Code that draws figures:
──────

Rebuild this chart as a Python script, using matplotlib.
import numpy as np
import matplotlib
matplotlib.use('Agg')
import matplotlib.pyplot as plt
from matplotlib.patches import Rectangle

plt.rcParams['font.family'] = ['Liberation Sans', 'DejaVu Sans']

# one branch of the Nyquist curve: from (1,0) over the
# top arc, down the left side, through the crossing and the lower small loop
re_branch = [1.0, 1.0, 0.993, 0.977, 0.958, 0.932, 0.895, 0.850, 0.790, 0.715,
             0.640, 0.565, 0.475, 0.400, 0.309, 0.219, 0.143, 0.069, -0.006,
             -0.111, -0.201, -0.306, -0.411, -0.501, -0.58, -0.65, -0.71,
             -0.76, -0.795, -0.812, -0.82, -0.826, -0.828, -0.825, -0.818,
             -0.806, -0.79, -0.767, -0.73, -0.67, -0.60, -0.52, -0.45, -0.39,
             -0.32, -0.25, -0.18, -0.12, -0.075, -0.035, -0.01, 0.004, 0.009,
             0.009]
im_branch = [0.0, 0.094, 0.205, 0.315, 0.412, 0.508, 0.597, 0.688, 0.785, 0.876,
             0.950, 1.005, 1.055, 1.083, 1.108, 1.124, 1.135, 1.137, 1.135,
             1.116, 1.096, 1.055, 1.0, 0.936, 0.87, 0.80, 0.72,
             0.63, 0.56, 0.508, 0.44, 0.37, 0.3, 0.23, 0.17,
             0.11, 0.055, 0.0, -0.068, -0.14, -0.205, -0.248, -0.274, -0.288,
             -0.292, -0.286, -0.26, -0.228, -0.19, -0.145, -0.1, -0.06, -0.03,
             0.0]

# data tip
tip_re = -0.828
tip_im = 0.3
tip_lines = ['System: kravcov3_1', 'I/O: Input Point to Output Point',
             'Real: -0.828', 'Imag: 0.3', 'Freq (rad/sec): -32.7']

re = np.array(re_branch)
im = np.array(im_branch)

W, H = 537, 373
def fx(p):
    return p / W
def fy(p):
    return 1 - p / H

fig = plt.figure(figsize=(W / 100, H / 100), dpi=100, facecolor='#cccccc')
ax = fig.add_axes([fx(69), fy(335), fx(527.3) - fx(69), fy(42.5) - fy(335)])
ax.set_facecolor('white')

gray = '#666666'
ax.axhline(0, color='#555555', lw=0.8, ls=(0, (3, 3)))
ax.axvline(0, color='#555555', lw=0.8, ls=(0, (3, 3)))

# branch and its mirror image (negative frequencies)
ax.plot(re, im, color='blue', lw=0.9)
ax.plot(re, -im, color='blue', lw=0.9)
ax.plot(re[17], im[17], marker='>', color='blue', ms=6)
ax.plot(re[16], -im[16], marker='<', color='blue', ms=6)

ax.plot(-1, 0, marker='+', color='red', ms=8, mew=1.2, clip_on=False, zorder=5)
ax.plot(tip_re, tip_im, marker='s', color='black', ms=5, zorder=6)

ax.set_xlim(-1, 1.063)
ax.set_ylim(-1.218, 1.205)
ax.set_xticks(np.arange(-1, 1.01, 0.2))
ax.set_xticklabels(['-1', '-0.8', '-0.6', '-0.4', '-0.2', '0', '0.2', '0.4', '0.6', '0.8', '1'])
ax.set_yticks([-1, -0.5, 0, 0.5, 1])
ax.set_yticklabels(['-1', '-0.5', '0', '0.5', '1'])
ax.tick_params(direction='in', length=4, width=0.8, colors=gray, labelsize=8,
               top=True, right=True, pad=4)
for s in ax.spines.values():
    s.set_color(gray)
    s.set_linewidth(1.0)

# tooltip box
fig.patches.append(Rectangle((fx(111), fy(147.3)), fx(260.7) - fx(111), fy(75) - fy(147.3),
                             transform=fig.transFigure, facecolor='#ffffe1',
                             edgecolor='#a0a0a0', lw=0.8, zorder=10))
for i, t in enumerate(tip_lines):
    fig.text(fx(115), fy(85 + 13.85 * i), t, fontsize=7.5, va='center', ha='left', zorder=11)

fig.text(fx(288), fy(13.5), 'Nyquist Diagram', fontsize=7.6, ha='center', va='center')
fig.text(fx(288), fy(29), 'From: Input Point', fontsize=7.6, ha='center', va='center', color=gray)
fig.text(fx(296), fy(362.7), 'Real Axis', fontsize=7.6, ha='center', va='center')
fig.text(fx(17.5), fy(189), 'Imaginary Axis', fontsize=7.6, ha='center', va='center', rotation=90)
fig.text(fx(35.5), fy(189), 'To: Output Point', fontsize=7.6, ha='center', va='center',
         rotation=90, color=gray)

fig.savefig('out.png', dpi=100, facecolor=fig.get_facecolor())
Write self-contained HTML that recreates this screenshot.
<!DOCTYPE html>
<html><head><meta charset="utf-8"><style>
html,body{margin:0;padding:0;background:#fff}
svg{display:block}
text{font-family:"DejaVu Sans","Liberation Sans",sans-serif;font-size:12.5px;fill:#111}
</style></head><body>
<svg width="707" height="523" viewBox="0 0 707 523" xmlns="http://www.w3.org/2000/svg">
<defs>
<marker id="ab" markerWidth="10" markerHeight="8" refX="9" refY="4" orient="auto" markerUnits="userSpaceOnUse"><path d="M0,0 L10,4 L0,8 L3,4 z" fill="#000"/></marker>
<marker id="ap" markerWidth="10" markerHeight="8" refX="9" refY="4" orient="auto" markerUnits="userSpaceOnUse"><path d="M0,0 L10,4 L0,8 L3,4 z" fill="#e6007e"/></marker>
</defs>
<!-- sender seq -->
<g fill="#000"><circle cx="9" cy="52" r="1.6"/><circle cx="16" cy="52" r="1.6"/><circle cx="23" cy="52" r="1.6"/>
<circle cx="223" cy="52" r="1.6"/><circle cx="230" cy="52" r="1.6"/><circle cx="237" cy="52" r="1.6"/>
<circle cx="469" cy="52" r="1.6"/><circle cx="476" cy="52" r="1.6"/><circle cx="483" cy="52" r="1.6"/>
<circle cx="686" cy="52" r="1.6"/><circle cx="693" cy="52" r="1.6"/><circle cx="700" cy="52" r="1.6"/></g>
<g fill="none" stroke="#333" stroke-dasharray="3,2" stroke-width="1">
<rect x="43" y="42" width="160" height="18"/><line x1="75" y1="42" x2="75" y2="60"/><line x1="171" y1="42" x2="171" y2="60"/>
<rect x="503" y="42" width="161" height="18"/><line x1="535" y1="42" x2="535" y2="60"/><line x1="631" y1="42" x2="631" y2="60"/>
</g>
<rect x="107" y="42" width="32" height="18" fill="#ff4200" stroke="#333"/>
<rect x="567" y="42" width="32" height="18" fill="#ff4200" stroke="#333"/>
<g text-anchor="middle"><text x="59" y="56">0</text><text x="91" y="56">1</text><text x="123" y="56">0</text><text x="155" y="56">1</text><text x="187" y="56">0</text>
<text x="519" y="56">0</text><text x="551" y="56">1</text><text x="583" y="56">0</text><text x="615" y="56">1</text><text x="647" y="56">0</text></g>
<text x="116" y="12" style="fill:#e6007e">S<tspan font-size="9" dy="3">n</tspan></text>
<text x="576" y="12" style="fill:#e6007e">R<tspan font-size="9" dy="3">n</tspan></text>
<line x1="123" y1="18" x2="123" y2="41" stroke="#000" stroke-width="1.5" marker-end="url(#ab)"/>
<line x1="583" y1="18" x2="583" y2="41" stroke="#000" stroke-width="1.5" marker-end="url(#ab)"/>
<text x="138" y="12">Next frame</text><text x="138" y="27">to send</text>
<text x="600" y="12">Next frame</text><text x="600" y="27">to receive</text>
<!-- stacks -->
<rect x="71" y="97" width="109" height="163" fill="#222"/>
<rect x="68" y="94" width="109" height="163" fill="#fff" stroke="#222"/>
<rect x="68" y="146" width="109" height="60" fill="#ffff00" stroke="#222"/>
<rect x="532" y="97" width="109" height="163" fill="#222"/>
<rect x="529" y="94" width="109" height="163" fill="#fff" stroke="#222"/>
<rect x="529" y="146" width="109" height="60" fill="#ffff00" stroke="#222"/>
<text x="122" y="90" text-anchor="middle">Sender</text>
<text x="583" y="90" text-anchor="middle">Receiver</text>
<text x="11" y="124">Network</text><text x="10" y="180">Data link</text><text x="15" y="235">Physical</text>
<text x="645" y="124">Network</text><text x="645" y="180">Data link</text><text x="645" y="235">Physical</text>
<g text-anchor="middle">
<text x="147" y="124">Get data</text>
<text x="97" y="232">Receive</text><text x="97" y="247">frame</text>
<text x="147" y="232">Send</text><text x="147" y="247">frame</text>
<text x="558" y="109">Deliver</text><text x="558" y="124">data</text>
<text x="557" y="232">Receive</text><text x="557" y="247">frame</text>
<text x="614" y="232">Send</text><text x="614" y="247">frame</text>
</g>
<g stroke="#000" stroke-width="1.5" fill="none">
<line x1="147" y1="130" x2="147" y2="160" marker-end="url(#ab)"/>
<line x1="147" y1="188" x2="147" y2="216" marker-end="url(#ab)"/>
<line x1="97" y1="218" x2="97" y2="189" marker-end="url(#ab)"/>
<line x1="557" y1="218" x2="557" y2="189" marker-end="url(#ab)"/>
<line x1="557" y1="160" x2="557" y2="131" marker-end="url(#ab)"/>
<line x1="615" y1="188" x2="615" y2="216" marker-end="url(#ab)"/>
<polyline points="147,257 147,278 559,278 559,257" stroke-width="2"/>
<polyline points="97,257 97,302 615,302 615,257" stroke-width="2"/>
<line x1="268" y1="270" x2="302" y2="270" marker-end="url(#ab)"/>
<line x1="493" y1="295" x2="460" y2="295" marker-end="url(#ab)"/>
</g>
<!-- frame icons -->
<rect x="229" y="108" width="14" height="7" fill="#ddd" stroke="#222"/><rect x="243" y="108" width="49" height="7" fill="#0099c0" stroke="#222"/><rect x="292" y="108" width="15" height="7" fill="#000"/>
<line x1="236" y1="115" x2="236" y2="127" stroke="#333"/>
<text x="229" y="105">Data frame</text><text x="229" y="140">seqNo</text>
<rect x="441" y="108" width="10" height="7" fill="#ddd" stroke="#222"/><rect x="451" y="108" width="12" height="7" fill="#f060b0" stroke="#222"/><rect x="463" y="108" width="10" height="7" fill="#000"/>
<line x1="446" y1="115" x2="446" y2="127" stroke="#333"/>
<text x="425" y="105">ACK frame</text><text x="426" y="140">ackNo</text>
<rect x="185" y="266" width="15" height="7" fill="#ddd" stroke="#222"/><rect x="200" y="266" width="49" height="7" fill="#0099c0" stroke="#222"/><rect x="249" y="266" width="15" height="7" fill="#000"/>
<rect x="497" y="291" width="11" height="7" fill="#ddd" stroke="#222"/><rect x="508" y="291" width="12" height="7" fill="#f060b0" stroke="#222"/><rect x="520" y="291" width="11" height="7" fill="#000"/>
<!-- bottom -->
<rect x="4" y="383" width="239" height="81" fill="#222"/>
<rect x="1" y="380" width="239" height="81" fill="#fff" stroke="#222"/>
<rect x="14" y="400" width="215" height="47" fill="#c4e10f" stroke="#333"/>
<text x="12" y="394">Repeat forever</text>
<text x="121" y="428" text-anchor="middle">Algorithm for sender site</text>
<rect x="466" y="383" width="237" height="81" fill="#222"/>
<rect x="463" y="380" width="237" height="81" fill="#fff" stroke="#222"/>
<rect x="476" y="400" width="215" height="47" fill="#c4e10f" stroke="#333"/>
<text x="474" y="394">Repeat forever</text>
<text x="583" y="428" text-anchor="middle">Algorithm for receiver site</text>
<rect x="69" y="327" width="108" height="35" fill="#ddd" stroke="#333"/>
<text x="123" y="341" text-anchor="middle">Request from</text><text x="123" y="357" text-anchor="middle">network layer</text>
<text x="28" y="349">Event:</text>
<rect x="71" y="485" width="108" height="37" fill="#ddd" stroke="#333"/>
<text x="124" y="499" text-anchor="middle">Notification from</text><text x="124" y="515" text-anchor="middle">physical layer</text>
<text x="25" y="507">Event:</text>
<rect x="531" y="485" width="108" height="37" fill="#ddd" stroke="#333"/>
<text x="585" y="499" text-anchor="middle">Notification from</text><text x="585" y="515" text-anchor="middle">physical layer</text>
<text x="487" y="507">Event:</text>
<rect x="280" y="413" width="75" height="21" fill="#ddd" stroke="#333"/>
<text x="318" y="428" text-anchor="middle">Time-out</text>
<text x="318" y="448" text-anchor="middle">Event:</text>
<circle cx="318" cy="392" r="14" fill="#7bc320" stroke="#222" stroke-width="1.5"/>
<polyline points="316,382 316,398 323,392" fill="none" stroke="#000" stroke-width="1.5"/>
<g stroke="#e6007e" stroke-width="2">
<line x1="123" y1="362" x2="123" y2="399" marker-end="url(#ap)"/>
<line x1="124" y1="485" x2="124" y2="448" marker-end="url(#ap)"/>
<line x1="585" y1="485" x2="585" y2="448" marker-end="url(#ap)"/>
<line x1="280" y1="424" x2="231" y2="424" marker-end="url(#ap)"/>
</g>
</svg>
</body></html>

──────

◆ **Your task**
Starting at the first line of the records, print each line exactly, stopping after the line that contains "return 1 - p / H".

◆ **Solution to the problem**
Rebuild this chart as a Python script, using matplotlib.
import numpy as np
import matplotlib
matplotlib.use('Agg')
import matplotlib.pyplot as plt
from matplotlib.patches import Rectangle

plt.rcParams['font.family'] = ['Liberation Sans', 'DejaVu Sans']

# one branch of the Nyquist curve: from (1,0) over the
# top arc, down the left side, through the crossing and the lower small loop
re_branch = [1.0, 1.0, 0.993, 0.977, 0.958, 0.932, 0.895, 0.850, 0.790, 0.715,
             0.640, 0.565, 0.475, 0.400, 0.309, 0.219, 0.143, 0.069, -0.006,
             -0.111, -0.201, -0.306, -0.411, -0.501, -0.58, -0.65, -0.71,
             -0.76, -0.795, -0.812, -0.82, -0.826, -0.828, -0.825, -0.818,
             -0.806, -0.79, -0.767, -0.73, -0.67, -0.60, -0.52, -0.45, -0.39,
             -0.32, -0.25, -0.18, -0.12, -0.075, -0.035, -0.01, 0.004, 0.009,
             0.009]
im_branch = [0.0, 0.094, 0.205, 0.315, 0.412, 0.508, 0.597, 0.688, 0.785, 0.876,
             0.950, 1.005, 1.055, 1.083, 1.108, 1.124, 1.135, 1.137, 1.135,
             1.116, 1.096, 1.055, 1.0, 0.936, 0.87, 0.80, 0.72,
             0.63, 0.56, 0.508, 0.44, 0.37, 0.3, 0.23, 0.17,
             0.11, 0.055, 0.0, -0.068, -0.14, -0.205, -0.248, -0.274, -0.288,
             -0.292, -0.286, -0.26, -0.228, -0.19, -0.145, -0.1, -0.06, -0.03,
             0.0]

# data tip
tip_re = -0.828
tip_im = 0.3
tip_lines = ['System: kravcov3_1', 'I/O: Input Point to Output Point',
             'Real: -0.828', 'Imag: 0.3', 'Freq (rad/sec): -32.7']

re = np.array(re_branch)
im = np.array(im_branch)

W, H = 537, 373
def fx(p):
    return p / W
def fy(p):
    return 1 - p / H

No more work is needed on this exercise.